I want to determine the impact of competition on quality using linear regression. Competition is represented by the Hirschmann-Index (HHI), which is an indicator for market concentration. It can take values in a range from 0 up to 1, where 1 represents a monopoly. The indicator that should represent the quality is a percentage value.
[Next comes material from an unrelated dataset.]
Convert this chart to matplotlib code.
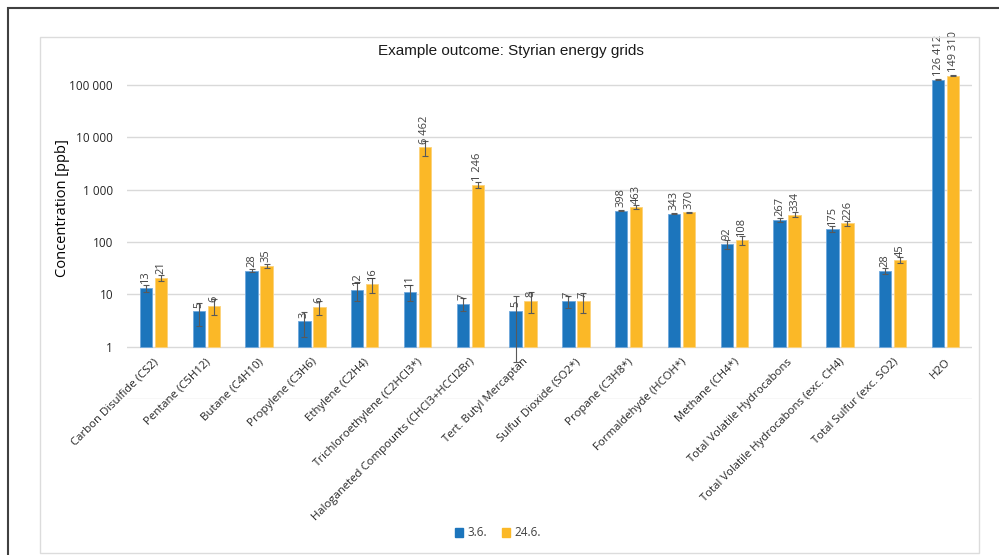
import numpy as np
import matplotlib
matplotlib.use("Agg")
import matplotlib.pyplot as plt
from matplotlib.patches import Rectangle, Patch

categories = ["Carbon Disulfide (CS2)", "Pentane (C5H12)", "Butane (C4H10)", "Propylene (C3H6)",
              "Ethylene (C2H4)", "Trichloroethylene (C2HCl3*)", "Haloganeted Compounts (CHCl3+HCCl2Br)",
              "Tert. Butyl Mercaptan", "Sulfur Dioxide (SO2*)", "Propane (C3H8*)", "Formaldehyde (HCOH*)",
              "Methane (CH4*)", "Total Volatile Hydrocabons", "Total Volatile Hydrocabons (exc. CH4)",
              "Total Sulfur (exc. SO2)", "H2O"]
series_names = ["3.6.", "24.6."]
vals_a = [13.3, 4.7, 28.4, 3.05, 12.3, 11.3, 6.6, 4.9, 7.4, 398, 343, 92, 267, 175, 28, 126412]
vals_b = [20.9, 6.0, 35.0, 5.8, 15.6, 6462, 1246, 7.6, 7.4, 463, 370, 108, 334, 226, 45, 149310]
err_a = [2.0, 2.2, 2.0, 1.5, 5.0, 4.0, 1.8, 4.4, 2.0, 10, 8, 18, 22, 23, 3.5, 4000]
err_b = [3.0, 2.0, 3.5, 1.8, 5.0, 2000, 180, 3.3, 3.0, 40, 8, 20, 32, 28, 6, 3000]
yticks = [1, 10, 100, 1000, 10000, 100000]

BLUE = "#1c75bc"
YELLOW = "#fbb827"
FONT = "Open Sans"

fig = plt.figure(figsize=(9.99, 5.55), dpi=100)
W, H = 999, 555

# outer frame and chart area border
fig.add_artist(Rectangle((8 / W, -0.05), 1.2, 1 - 8 / H + 0.05, transform=fig.transFigure,
                         fill=False, edgecolor="#404040", lw=1.5))
fig.add_artist(Rectangle((40 / W, 1 - 553 / H), 939 / W, 516 / H, transform=fig.transFigure,
                         fill=False, edgecolor="#dcdcdc", lw=1.0))

ax = fig.add_axes([127 / W, 1 - 399 / H, 845 / W, 335 / H])
x = np.arange(len(categories))
off = 0.142
bw = 0.235
va = np.array(vals_a)
vb = np.array(vals_b)
ax.bar(x - off, va - 1, bottom=1, width=bw, color=BLUE, edgecolor="#6fa8dc", linewidth=0.6, zorder=2)
ax.bar(x + off, vb - 1, bottom=1, width=bw, color=YELLOW, edgecolor="#fcd27a", linewidth=0.6, zorder=2)
ax.errorbar(x - off, va, yerr=err_a, fmt="none", ecolor="#595959", elinewidth=0.8, capsize=2,
            capthick=0.8, zorder=3)
ax.errorbar(x + off, vb, yerr=err_b, fmt="none", ecolor="#595959", elinewidth=0.8, capsize=2,
            capthick=0.8, zorder=3)

def fmt(v):
    return f"{int(round(v)):,}".replace(",", " ")

for xs, vs in ((x - off, va), (x + off, vb)):
    for xi, v in zip(xs, vs):
        ax.annotate(fmt(v), (xi, v), xytext=(0, 2.5), textcoords="offset points",
                    rotation=90, ha="center", va="bottom", fontsize=8, color="#404040",
                    family=FONT, zorder=4, annotation_clip=False)

ax.set_yscale("log")
ax.set_ylim(0.1, 10 ** 5.4)
ax.set_xlim(-0.5, len(categories) - 0.5)
for g in [0.1] + yticks:
    ax.axhline(g, color="#d9d9d9", lw=1, zorder=1)
ax.set_yticks(yticks)
ax.set_yticklabels([fmt(t) for t in yticks], family=FONT, fontsize=8.5, color="#262626")
ax.minorticks_off()
ax.tick_params(axis="y", length=0, pad=10)
ax.set_xticks(x)
ax.set_xticklabels([])
ax.tick_params(axis="x", length=0)
for s in ax.spines.values():
    s.set_visible(False)

for xi, c in zip(x, categories):
    ax.annotate(c, (xi, 1), xytext=(-0.5, -7), textcoords="offset points", rotation=45,
                ha="right", va="top", rotation_mode="anchor", fontsize=8.2, color="#262626",
                family=FONT, annotation_clip=False, zorder=5)

fig.text(62 / W, 1 - 208 / H, "Concentration [ppb]", rotation=90, ha="center", va="center",
         family=FONT, fontsize=10.5, color="#000000")

fig.text(511 / W, 1 - 51 / H, "Example outcome: Styrian energy grids", ha="center", va="center",
         fontsize=11, family="Liberation Sans", color="#1a1a1a")

handles = [Patch(facecolor=BLUE, edgecolor=BLUE), Patch(facecolor=YELLOW, edgecolor=YELLOW)]
fig.legend(handles, series_names, loc="center", bbox_to_anchor=(498 / W, 1 - 533 / H), ncol=2,
           frameon=False, prop={"family": FONT, "size": 8.5}, handlelength=0.7, handleheight=0.7,
           handletextpad=0.4, columnspacing=1.2, labelcolor="#404040")

fig.savefig("out.png", dpi=100)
Now, my question is how do I have to take in account that the HHI is a limited value (0-1)? Are there any restrictions or modifications that have to be made?

Sam
  • 95
  • 1
    That sounds like a job for beta regression: https://rcompanion.org/handbook/J_02.html – Christoph Hanck Jun 23 '22 at 10:20
  • Thanks for the fast response. On the website they talk about dependent variables. I have found a lot of information regarding proportion dependent variables, but what about the independents? – Sam Jun 23 '22 at 10:27
  • It sounds like your dependent variable (quality) is limited as well because it is a percentage. I am assuming Quality won't take a percentage value outside limits of 0 and 100 (like 110% or -15% quality). If this is the case, you may want to look into Censored Regression Models like the Tobit Model. – Spur Economics Jun 23 '22 at 10:29
  • That absolutely correct. Also the dependent variable is limited, but I thought I could interpret it as log-level model. Does it makes sense? An alternative would be to scale the HHI (HHI x 100) to get percentage as well. Is this correct? – Sam Jun 23 '22 at 10:38
  • OK, I missed the part about it being the independent. For independents, I see less of an issue, much like dummies can be incorporated without further ado as explanatory variables. – Christoph Hanck Jun 23 '22 at 12:05
  • Have a look at https://stats.stackexchange.com/questions/216122/what-is-the-difference-between-logistic-regression-and-fractional-response-regre – kjetil b halvorsen Jun 23 '22 at 12:39

1 Answers1

0

A common misconception about regression is that there are (normal) distribution assumptions about the features, which there are not.

I might be concerned about a nonlinear relationship with the outcome or interactions with other features, but these are always possibilities. Methods to remedy these issues range from domain knowledge to flexible models with splines to neural networks that figure out the nonlinear relationships and interactions.

Dave
  • 62,186